Salt Lake City -- It’s what fellow Mormons didn’t say that Ryan Freeman found most unnerving.
Freeman had left for his two-year LDS mission to St. Louis in January 2010, full of faith and hope. But returned a few months later suffering severe depression, anxiety and migraine headaches. His mission president was understanding and his family in Springville was supportive.
Only a few members made rude comments, but others –even once-close friends — avoided him.
“People don’t know how to talk to you,” Freeman said. “There’s so much silence.”
He felt pressure to “get better” and return to mission work, he said, so he worked at a Mormon temple and tried to live by mission rules.
Finally, as Freeman told his LDS bishop he was ready to return to his full-time mission, the young man broke down, sobbing. The bishop then helped the would-be missionary see that he still had health issues and that there were other ways he could share and serve his faith.
Not until that moment, he said, did he feel closure.
Freeman, like so many other “early-returning missionaries,” continued to be troubled, though, by feelings of failure.
That is no surprise, given the stigma typically associated with coming home before the allotted time. Many Mormons presume anyone returning early committed some serious sin, broke mission rules, just couldn’t cut it, or was “unworthy” to wear the badge in some other way.
Mormon missions are often described as “the best two years.” Many who serve talk about spiritual highs, miracles, faith-building and mind-expanding experiences. Former missionaries rarely detail how tough the work can be, how rigorous, how stressful.
Few enter the mission field anticipating anything but a life-changing, positive experience.
The percentage of young Mormon missionaries who come home early for health reasons has remained fairly consistent — about 1.5 percent — during the past two decades, according to sources in the church’s Missionary Department.
But the number of LDS missionaries has skyrocketed in the past year, thanks to the lower age of service (18 for men, 19 for women), soaring from 58,500 in October 2012 to more than 82,000 today.
That means about 1,200 missionaries may find themselves in the “early returnee” category, beset by physical and mental health problems that immobilize them and destroy their plans.
Suddenly, “the best two years” can become the “worst three months.”
High-level LDS leaders in Salt Lake City are aware of the challenges and have created an elaborate system for helping missionaries and their families cope. They just published a candid pamphlet called, “Adjusting to Missionary Life,” which lays out some of the challenges young people will face.
They created a team of doctors and psychologists to follow early-returning missionaries’ progress at home and to advise parents, families and ward members on how to treat their loved ones.
Several Mormon psychologists and psychiatrists also have begun studying the effects of early returns and counseling families on how best to help restore their children’s confidence.
At the same time, Freeman and his friend, Drew Botcherby, have been sharing their experiences, reaching out to those who feel ashamed and unwelcome. They launched website, sickrms.com, and solicited stories and responses from 612 missionaries who either came home early or, like Botcherby, faced debilitating health problems on their missions.

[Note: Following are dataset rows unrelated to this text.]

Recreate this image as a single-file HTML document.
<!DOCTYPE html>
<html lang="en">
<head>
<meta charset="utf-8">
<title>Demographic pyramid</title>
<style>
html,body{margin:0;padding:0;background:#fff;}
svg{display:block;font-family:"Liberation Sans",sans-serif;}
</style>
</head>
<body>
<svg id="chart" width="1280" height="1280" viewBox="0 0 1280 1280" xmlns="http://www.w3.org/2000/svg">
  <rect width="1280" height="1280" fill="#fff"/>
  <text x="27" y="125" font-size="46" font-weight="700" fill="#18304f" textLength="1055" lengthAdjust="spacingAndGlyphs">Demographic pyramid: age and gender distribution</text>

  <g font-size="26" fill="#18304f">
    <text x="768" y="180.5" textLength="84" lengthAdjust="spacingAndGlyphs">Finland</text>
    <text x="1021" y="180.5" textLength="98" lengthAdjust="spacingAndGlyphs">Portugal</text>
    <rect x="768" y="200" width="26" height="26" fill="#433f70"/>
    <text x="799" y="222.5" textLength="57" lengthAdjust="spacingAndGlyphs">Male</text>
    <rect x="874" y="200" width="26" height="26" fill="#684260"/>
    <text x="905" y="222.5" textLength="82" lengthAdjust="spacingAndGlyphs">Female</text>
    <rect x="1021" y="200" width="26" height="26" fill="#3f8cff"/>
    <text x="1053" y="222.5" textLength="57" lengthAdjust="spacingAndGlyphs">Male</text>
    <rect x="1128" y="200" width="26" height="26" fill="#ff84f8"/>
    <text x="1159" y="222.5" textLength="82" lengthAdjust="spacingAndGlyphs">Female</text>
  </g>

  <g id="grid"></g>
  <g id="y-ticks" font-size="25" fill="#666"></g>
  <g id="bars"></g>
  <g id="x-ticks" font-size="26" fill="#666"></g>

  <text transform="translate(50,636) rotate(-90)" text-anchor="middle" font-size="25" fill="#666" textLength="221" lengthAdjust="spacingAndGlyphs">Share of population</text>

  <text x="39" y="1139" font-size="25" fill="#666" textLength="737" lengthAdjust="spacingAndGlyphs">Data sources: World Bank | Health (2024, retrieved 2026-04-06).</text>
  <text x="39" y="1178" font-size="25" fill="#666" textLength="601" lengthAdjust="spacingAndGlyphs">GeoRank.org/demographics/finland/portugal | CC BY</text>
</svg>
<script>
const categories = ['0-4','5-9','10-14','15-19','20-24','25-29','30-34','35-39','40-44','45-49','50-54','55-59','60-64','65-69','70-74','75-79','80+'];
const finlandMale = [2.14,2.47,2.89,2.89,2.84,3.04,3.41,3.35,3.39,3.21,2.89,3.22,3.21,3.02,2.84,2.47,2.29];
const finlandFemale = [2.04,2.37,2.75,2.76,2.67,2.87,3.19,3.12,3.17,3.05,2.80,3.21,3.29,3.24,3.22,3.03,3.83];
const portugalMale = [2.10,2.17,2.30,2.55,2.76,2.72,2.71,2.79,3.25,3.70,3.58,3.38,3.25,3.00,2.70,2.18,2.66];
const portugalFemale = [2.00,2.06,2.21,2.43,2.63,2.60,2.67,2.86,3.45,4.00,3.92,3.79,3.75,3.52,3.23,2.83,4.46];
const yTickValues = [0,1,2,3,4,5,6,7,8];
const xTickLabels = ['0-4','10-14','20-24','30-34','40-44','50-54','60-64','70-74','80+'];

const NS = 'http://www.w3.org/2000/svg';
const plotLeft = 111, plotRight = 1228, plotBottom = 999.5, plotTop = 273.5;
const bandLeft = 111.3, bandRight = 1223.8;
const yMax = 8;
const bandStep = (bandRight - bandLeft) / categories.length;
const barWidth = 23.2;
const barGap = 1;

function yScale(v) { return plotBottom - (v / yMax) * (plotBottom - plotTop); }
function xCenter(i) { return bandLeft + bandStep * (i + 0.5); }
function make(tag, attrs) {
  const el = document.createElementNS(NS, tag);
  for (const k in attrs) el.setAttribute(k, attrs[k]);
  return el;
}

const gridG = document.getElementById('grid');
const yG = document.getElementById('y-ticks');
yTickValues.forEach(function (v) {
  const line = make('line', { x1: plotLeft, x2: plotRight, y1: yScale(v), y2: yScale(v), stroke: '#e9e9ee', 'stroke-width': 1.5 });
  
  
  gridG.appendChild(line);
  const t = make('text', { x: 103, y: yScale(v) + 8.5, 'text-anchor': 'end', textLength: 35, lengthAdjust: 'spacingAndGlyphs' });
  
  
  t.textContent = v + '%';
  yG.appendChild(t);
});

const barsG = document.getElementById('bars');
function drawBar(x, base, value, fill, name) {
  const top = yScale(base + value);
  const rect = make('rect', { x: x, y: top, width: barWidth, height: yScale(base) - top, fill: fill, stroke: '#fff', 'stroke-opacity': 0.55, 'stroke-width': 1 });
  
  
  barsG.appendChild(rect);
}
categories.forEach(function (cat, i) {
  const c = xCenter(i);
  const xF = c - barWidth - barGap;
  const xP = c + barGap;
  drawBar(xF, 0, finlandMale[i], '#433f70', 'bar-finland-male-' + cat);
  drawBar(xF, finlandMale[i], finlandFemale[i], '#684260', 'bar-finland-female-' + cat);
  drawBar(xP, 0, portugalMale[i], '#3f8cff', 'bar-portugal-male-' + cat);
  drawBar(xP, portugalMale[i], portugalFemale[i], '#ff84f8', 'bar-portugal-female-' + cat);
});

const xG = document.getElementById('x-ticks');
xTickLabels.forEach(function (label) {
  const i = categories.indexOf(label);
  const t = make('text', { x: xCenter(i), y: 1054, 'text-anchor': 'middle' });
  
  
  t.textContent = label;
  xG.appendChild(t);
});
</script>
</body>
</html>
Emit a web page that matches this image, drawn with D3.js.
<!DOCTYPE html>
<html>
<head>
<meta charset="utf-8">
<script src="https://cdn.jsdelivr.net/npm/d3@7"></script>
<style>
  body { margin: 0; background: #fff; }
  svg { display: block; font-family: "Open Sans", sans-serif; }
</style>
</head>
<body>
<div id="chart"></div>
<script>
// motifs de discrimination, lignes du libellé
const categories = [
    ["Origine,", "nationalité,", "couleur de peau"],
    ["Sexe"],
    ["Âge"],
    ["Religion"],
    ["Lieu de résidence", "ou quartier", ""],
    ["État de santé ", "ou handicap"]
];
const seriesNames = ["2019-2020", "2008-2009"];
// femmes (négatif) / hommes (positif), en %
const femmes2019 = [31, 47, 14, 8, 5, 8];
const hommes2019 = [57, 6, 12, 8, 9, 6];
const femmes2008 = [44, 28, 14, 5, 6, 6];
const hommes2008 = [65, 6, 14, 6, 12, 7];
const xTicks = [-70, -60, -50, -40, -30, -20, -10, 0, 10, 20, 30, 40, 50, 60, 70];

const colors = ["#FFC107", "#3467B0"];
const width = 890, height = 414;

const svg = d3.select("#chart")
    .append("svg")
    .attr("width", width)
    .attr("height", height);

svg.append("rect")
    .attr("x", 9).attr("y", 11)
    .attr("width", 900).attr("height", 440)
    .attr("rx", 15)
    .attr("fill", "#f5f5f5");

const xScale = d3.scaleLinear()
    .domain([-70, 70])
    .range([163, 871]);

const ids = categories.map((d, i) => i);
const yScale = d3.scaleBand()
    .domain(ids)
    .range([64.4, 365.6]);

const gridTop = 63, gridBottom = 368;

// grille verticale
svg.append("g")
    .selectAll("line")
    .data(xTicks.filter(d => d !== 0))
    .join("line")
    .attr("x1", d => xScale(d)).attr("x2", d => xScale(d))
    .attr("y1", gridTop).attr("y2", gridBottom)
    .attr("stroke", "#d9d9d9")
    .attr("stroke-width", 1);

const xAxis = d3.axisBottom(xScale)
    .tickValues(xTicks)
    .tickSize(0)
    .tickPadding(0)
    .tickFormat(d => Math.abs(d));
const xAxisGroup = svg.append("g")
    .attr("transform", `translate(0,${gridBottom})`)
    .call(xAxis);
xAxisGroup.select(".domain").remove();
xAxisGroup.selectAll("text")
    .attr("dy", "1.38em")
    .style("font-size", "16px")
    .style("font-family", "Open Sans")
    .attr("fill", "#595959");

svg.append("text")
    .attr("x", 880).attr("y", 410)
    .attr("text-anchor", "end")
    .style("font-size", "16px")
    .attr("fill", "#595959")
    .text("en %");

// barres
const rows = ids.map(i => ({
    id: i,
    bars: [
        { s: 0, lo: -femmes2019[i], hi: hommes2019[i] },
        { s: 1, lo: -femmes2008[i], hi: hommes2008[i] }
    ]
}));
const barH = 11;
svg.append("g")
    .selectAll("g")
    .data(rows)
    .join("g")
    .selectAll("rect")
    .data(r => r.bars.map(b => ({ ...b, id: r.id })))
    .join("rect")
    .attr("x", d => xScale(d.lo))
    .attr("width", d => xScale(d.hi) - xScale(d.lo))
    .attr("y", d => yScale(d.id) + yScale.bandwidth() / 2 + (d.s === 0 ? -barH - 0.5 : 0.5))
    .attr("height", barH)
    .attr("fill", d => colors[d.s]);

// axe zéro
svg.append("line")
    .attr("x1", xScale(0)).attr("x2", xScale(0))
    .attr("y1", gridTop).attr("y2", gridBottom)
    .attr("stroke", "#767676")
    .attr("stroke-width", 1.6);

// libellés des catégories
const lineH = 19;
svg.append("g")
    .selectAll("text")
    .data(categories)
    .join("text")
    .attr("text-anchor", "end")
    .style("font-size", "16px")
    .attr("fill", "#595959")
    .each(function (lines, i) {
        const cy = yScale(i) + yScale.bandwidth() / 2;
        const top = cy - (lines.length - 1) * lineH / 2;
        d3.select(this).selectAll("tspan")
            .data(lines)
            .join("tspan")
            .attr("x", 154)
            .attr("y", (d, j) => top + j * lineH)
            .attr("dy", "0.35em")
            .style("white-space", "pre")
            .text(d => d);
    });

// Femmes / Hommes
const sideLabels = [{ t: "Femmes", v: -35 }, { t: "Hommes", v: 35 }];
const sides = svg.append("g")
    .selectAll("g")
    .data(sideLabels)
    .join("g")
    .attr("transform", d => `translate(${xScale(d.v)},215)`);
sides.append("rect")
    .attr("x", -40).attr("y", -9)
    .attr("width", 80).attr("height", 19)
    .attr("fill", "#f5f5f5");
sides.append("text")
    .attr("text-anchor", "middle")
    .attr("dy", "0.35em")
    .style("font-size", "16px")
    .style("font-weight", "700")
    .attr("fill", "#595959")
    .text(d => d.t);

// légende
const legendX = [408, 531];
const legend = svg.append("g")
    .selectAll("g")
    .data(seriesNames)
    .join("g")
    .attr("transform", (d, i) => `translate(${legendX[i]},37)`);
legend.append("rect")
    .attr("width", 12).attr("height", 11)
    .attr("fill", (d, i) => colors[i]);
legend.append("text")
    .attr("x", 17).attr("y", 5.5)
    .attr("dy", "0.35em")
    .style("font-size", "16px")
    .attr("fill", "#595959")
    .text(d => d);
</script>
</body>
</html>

“Missions are hard,” said Richard Ferre, a psychiatrist who works with the Utah-based faith’s Missionary Department. “There are better ways to cope than to hide illness or to presume [those who come home early] lack faith.”
Ferre applauded the efforts of Freeman and his group.
Early returnees are no longer voiceless, the psychiatrist said. “That’s an incredible step — and the only way to take the shame out of it.”
In the 1990s, the LDS Church began to “raise the bar” on missionary standards. That push included better screening to find out if young people might be at risk for physical or mental illness.
Applicants with a history of depression still can go on missions as long as they are stable on medication.
Candidates with limited abilities can serve alternative missions, perhaps an online assignment or gardening on downtown Salt Lake City’s Temple Square.
Many young missionaries, though, have no history and show no signs of mental illness until they arrive in their assigned locations and undergo the rigors of missionary life.
LDS leaders have divided the world into regions, each with a full-time medical missionary (a trained physician) and a full-time mental health professional.
There are no blanket rules about when to send a missionary home for a health crisis, explained Gregory Schwitzer, a physician who oversees missionary health. Every case is different, save for missionaries who express suicidal thoughts.
“We can’t deal with it in the field,” Schwitzer said. “We have to send them home. That’s an absolute.”
Leaders have to determine what the impact of depression, for example, will be on the missionary’s ability to work (every day starts at 6:30 a.m. goes until 10:30 p.m.), on the relationship with an assigned “companion” and on the whole group (there are about 200 missionaries in each of the 405 Mormon missions around the world).
No decision is made lightly or by ecclesiastical fiat, Schwitzer said. A mission president and his wife consult with the area medical or mental health adviser, then with the missionary’s LDS stake president and bishop, and, of course, the missionary’s parents.
Once the decision is made to send a missionary home, the church’s Returned Missionary Support System kicks into gear, he says. Some 60 to 70 physicians, capable of dealing with physical and mental health challenges, are on call to help the missionaries deal with their problems and re-enter home life.